Objective: Open with the line that has "Emit a component"; close with the line that has "import * as". Retype those lines exactly, images excluded.

Given data:
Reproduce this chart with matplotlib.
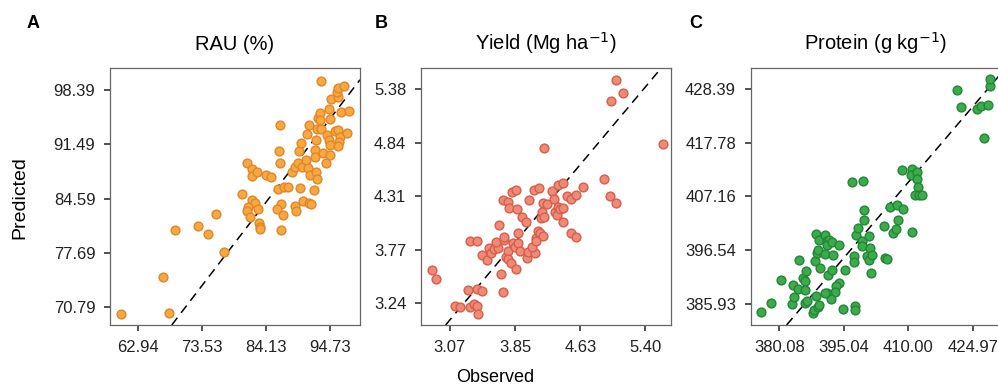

* * *

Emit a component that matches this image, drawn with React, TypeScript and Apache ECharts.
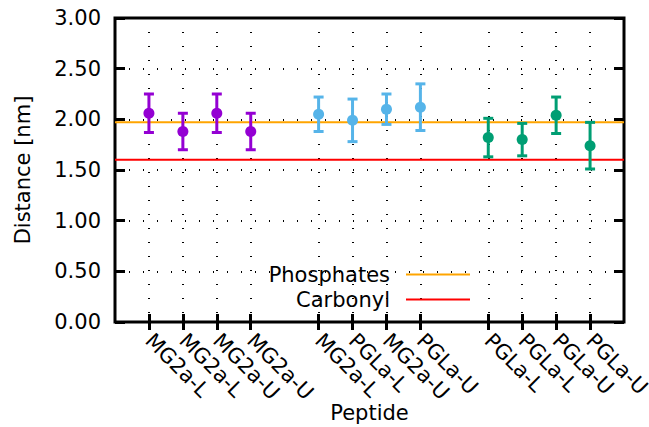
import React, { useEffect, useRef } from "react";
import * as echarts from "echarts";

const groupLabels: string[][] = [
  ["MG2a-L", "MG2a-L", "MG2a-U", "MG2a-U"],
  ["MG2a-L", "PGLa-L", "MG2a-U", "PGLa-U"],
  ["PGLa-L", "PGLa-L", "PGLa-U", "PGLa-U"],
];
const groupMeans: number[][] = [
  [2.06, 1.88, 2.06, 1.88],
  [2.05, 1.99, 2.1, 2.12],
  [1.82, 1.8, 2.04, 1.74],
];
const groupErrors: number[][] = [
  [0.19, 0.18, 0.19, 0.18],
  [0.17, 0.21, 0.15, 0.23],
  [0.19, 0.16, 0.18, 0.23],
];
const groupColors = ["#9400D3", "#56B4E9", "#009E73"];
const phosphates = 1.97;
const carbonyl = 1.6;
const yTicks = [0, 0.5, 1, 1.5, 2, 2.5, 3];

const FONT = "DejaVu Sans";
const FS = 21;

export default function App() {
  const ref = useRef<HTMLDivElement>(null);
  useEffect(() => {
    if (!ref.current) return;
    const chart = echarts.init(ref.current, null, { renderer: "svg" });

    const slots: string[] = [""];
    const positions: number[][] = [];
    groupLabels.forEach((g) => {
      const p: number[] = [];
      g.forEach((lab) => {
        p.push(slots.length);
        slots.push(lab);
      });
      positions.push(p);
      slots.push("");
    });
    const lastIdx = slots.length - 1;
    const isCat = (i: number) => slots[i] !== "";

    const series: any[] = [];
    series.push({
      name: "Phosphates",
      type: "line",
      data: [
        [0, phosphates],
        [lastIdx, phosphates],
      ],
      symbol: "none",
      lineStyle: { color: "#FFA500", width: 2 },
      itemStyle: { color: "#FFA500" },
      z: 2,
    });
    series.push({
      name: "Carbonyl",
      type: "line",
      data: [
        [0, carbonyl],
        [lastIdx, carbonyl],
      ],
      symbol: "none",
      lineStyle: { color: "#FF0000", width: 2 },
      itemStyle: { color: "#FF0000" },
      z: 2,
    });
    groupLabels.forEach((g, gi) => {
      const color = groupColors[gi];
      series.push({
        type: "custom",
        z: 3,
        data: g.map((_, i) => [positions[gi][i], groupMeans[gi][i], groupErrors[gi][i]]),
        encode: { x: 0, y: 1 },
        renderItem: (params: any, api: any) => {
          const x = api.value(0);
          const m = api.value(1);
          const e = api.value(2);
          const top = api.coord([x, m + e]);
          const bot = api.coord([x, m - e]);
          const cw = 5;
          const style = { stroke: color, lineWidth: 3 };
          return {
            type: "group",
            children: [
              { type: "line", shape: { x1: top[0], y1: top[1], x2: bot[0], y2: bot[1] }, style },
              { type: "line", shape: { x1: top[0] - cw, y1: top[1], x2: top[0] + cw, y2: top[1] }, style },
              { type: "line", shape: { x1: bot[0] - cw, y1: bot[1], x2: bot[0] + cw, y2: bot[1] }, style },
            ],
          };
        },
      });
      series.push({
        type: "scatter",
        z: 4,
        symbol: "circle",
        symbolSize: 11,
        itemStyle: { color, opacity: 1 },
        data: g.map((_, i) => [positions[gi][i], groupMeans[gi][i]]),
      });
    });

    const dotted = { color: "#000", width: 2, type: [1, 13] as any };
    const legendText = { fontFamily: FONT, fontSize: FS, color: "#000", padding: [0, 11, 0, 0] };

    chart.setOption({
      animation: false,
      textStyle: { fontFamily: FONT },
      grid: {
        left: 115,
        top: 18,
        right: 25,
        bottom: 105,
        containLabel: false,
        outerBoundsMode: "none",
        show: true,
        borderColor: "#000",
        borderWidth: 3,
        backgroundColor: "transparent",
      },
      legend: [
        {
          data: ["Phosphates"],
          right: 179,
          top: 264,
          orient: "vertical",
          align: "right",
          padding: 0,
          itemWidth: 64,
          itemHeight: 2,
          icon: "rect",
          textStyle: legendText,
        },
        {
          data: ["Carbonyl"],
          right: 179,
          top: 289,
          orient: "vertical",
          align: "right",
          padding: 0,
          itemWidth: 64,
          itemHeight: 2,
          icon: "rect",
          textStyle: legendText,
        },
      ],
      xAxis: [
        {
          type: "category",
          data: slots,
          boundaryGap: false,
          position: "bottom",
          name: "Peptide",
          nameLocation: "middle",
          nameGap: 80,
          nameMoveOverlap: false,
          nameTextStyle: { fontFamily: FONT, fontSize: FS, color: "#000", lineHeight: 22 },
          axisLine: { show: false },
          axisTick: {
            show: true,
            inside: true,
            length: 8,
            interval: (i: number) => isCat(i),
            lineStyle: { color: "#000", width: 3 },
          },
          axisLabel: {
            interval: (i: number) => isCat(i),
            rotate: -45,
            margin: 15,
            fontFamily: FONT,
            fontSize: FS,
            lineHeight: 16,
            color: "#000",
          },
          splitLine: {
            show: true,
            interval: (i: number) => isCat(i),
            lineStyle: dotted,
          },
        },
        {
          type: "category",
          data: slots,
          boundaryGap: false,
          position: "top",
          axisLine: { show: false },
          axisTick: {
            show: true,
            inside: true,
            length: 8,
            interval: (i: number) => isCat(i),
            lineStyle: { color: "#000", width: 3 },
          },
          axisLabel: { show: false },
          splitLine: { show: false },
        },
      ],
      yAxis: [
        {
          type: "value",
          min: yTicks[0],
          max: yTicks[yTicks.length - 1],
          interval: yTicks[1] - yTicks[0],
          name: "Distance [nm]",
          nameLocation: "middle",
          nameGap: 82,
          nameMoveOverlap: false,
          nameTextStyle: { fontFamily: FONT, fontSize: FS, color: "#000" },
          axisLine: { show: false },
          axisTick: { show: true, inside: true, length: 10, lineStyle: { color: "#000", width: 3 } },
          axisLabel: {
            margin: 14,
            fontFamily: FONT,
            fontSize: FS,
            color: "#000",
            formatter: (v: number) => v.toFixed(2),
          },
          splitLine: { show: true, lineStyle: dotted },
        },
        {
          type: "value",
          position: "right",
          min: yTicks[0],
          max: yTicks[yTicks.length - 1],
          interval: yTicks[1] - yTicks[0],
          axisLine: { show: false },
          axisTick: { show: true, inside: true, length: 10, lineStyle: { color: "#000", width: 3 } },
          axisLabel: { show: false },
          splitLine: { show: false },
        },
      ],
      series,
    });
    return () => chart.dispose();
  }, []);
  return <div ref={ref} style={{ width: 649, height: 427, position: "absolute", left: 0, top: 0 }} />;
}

Written answer:
Emit a component that matches this image, drawn with React, TypeScript and Apache ECharts.
import React, { useEffect, useRef } from "react";
import * as echarts from "echarts";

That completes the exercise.